De 2018 à 2022, M. Payette était formateur pour le projet Sanajiit qui visait justement à favoriser l’intégration de travailleurs inuits dans les projets de construction au Nord. « J’allais entraîner, mais je ne créais pas d’emploi. Quand j’ai commencé à demander à des élèves : “Ça te tenterait-tu d’être membre d’une Coop de construction où tu aurais ton mot à dire sur les contrats, les horaires, la business ?” Les gens ont dit oui. »

Repenser l’habitation

Depuis son lancement en décembre, la Coop a décroché 2 millions en contrats. Principalement avec l’Office municipal d’habitation Kativik. « On va aussi construire 21 cabanons à Kuujjuaq cet été. On a des contrats à Kuujjuaraapik, Umiujaq, Aupaluk… » énumère fièrement M. Saunders.

La Coopérative compte 12 membres à 75 % inuits, âgés de 21 à 29 ans. « Ce ne sont pas juste des employés. Ils prennent des décisions en gang. Ça fait une grande différence dans l’assiduité », dit M. Payette.

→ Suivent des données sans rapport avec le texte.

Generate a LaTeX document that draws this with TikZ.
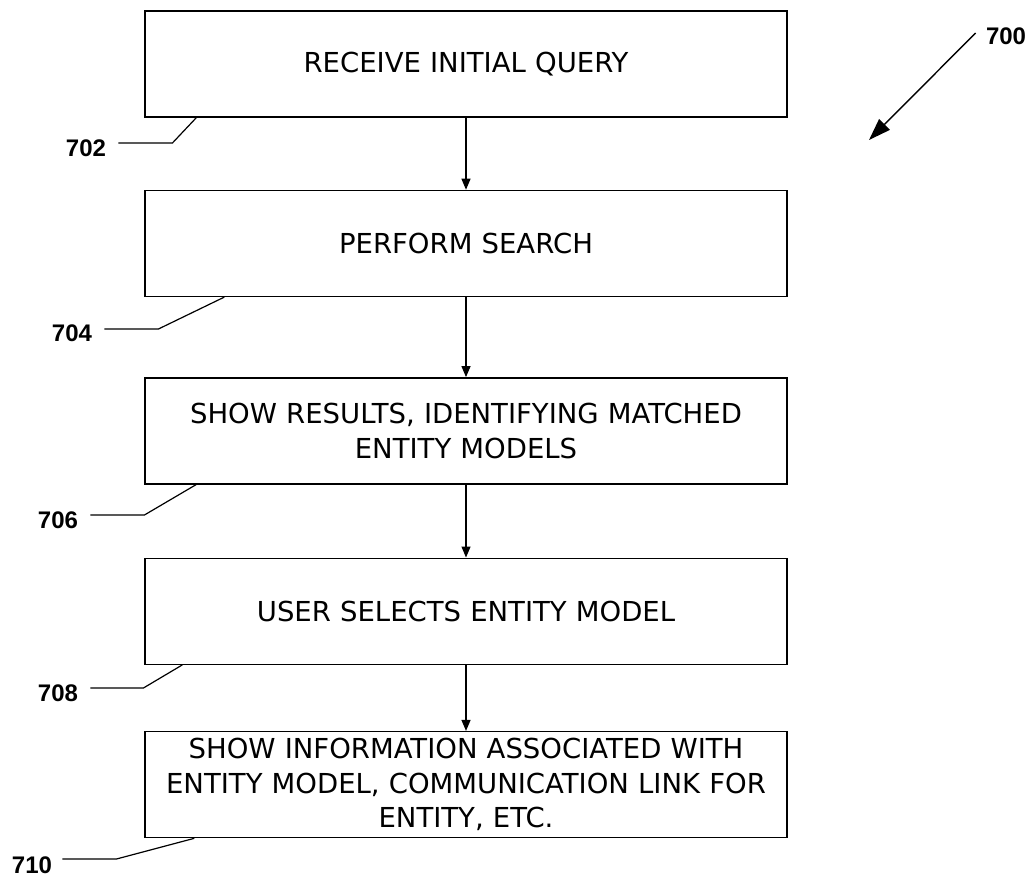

Des travailleurs de la construction travaillant au Nunavik laissent parfois entendre que les ouvriers inuits sont peu assidus. Pour Patrick Payette, c’est surtout que le prisme par lequel on regarde la situation n’est pas le même. Il mentionne qu’un ouvrier qui débute gagne 25 $ de l’heure. « Ça semble beaucoup. Mais le coût de la vie est si élevé au Nunavik que c’est le salaire minimum », dit-il.

M. Saunders ajoute que pour les Inuits, il peut être intimidant d’aller travailler pour des entreprises où plusieurs employés ne parlent parfois que le français. « Tu peux te sentir très seul », dit-il.

Ajoutons à cela le pouvoir attractif des emplois d’organismes locaux. Et cela fait « plusieurs petits facteurs qui limitent l’intégration de travailleurs inuits en construction », note M. Payette. La Coop veut aider à remédier à la situation.